# DATASET EXTRACT start

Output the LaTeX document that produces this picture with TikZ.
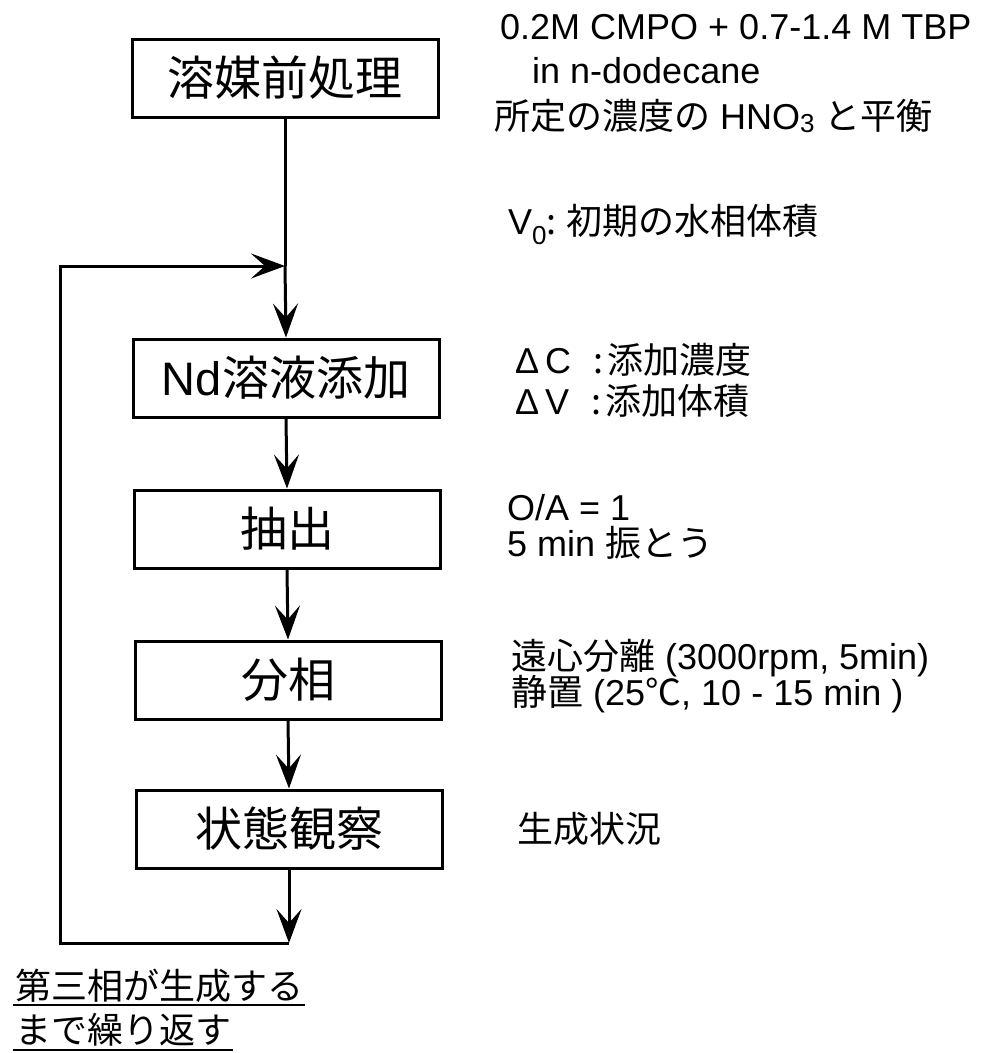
\documentclass[tikz,border=0pt]{standalone}
\usepackage{fontspec}
\setmainfont{Liberation Sans}
\newfontfamily\jp{Noto Sans CJK JP}
\usetikzlibrary{arrows.meta}
\begin{document}
\begin{tikzpicture}[x=1pt,y=-1pt,
  stepbox/.style={draw,line width=3pt,rectangle,minimum width=306pt,minimum height=78pt,inner sep=0pt,font=\fontsize{47}{47}\selectfont},
  note/.style={anchor=base west,inner sep=0pt,font=\fontsize{36}{36}\selectfont},
  loopnote/.style={anchor=base west,inner xsep=2pt,inner ysep=0pt,font=\fontsize{36}{36}\selectfont\jp},
  arr/.style={line width=3pt,-{Stealth[length=34pt,width=25pt,inset=14pt]}},
  ln/.style={line width=3pt}]
\useasboundingbox (0,0) rectangle (996,1053);
\node[stepbox] (b1) at (285,78) {\jp 溶媒前処理};
\node[stepbox] (b2) at (286,378) {Nd{\jp 溶液添加}};
\node[stepbox] (b3) at (287,529) {\jp 抽出};
\node[stepbox] (b4) at (288,680) {\jp 分相};
\node[stepbox] (b5) at (289,829) {\jp 状態観察};
\coordinate (j) at (285,266);
\coordinate (bot) at (289,943);
\coordinate (lb) at (60,943);
\coordinate (lt) at (60,266);
\draw[ln] (b1.south) -- (j);
\draw[arr] (j) -- (b2.north);
\draw[arr] (b2.south) -- (b3.north);
\draw[arr] (b3.south) -- (b4.north);
\draw[arr] (b4.south) -- (b5.north);
\draw[arr] (b5.south) -- (bot);
\draw[arr,line join=miter] (bot) -- (lb) -- (lt) -- (j);
% right notes
\node[note] (t1) at (500,39) {0.2M CMPO + 0.7-1.4 M TBP};
\node[note] (t2) at (532,83) {in n-dodecane};
\node[note] (t3) at (494,129) {{\jp 所定の濃度の} HNO\raisebox{-3pt}{\fontsize{26}{26}\selectfont 3} {\jp と平衡}};
\node[note] (t4) at (508,234) {V\raisebox{-10pt}{\fontsize{26}{26}\selectfont 0}{\jp :}\hspace{10pt}{\jp 初期の水相体積}};
\node[note] (t5) at (515,373) {Δ\hspace{6pt}C\hspace{22pt}{\jp :}\hspace{4pt}{\jp 添加濃度}};
\node[note] (t6) at (515,414) {Δ\hspace{6pt}V\hspace{22pt}{\jp :}\hspace{4pt}{\jp 添加体積}};
\node[note] (t7) at (507,520) {O/A = 1};
\node[note] (t8) at (507,556) {5 min {\jp 振とう}};
\node[note] (t9) at (511,669) {{\jp 遠心分離} (3000rpm, 5min)};
\node[note] (t10) at (511,705) {{\jp 静置} (25{\jp ℃}, 10 - 15 min )};
\node[note] (t11) at (517,842) {\jp 生成状況};
% loop label
\node[loopnote] (u1) at (13,999) {第三相が生成する};
\node[loopnote] (u2) at (13,1043) {まで繰り返す};
\draw[line width=2pt] ([yshift=-6pt]u1.base west) -- ([yshift=-6pt]u1.base east);
\draw[line width=2pt] ([yshift=-7pt]u2.base west) -- ([yshift=-7pt]u2.base east);
\end{tikzpicture}
\end{document}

# DATASET EXTRACT end

SET PROBLEM: Reproduce the data word for word, excluding its pictures.

TASK OUTPUT:
Output the LaTeX document that produces this picture with TikZ.
\documentclass[tikz,border=0pt]{standalone}
\usepackage{fontspec}
\setmainfont{Liberation Sans}
\newfontfamily\jp{Noto Sans CJK JP}
\usetikzlibrary{arrows.meta}
\begin{document}
\begin{tikzpicture}[x=1pt,y=-1pt,
  stepbox/.style={draw,line width=3pt,rectangle,minimum width=306pt,minimum height=78pt,inner sep=0pt,font=\fontsize{47}{47}\selectfont},
  note/.style={anchor=base west,inner sep=0pt,font=\fontsize{36}{36}\selectfont},
  loopnote/.style={anchor=base west,inner xsep=2pt,inner ysep=0pt,font=\fontsize{36}{36}\selectfont\jp},
  arr/.style={line width=3pt,-{Stealth[length=34pt,width=25pt,inset=14pt]}},
  ln/.style={line width=3pt}]
\useasboundingbox (0,0) rectangle (996,1053);
\node[stepbox] (b1) at (285,78) {\jp 溶媒前処理};
\node[stepbox] (b2) at (286,378) {Nd{\jp 溶液添加}};
\node[stepbox] (b3) at (287,529) {\jp 抽出};
\node[stepbox] (b4) at (288,680) {\jp 分相};
\node[stepbox] (b5) at (289,829) {\jp 状態観察};
\coordinate (j) at (285,266);
\coordinate (bot) at (289,943);
\coordinate (lb) at (60,943);
\coordinate (lt) at (60,266);
\draw[ln] (b1.south) -- (j);
\draw[arr] (j) -- (b2.north);
\draw[arr] (b2.south) -- (b3.north);
\draw[arr] (b3.south) -- (b4.north);
\draw[arr] (b4.south) -- (b5.north);
\draw[arr] (b5.south) -- (bot);
\draw[arr,line join=miter] (bot) -- (lb) -- (lt) -- (j);
% right notes
\node[note] (t1) at (500,39) {0.2M CMPO + 0.7-1.4 M TBP};
\node[note] (t2) at (532,83) {in n-dodecane};
\node[note] (t3) at (494,129) {{\jp 所定の濃度の} HNO\raisebox{-3pt}{\fontsize{26}{26}\selectfont 3} {\jp と平衡}};
\node[note] (t4) at (508,234) {V\raisebox{-10pt}{\fontsize{26}{26}\selectfont 0}{\jp :}\hspace{10pt}{\jp 初期の水相体積}};
\node[note] (t5) at (515,373) {Δ\hspace{6pt}C\hspace{22pt}{\jp :}\hspace{4pt}{\jp 添加濃度}};
\node[note] (t6) at (515,414) {Δ\hspace{6pt}V\hspace{22pt}{\jp :}\hspace{4pt}{\jp 添加体積}};
\node[note] (t7) at (507,520) {O/A = 1};
\node[note] (t8) at (507,556) {5 min {\jp 振とう}};
\node[note] (t9) at (511,669) {{\jp 遠心分離} (3000rpm, 5min)};
\node[note] (t10) at (511,705) {{\jp 静置} (25{\jp ℃}, 10 - 15 min )};
\node[note] (t11) at (517,842) {\jp 生成状況};
% loop label
\node[loopnote] (u1) at (13,999) {第三相が生成する};
\node[loopnote] (u2) at (13,1043) {まで繰り返す};
\draw[line width=2pt] ([yshift=-6pt]u1.base west) -- ([yshift=-6pt]u1.base east);
\draw[line width=2pt] ([yshift=-7pt]u2.base west) -- ([yshift=-7pt]u2.base east);
\end{tikzpicture}
\end{document}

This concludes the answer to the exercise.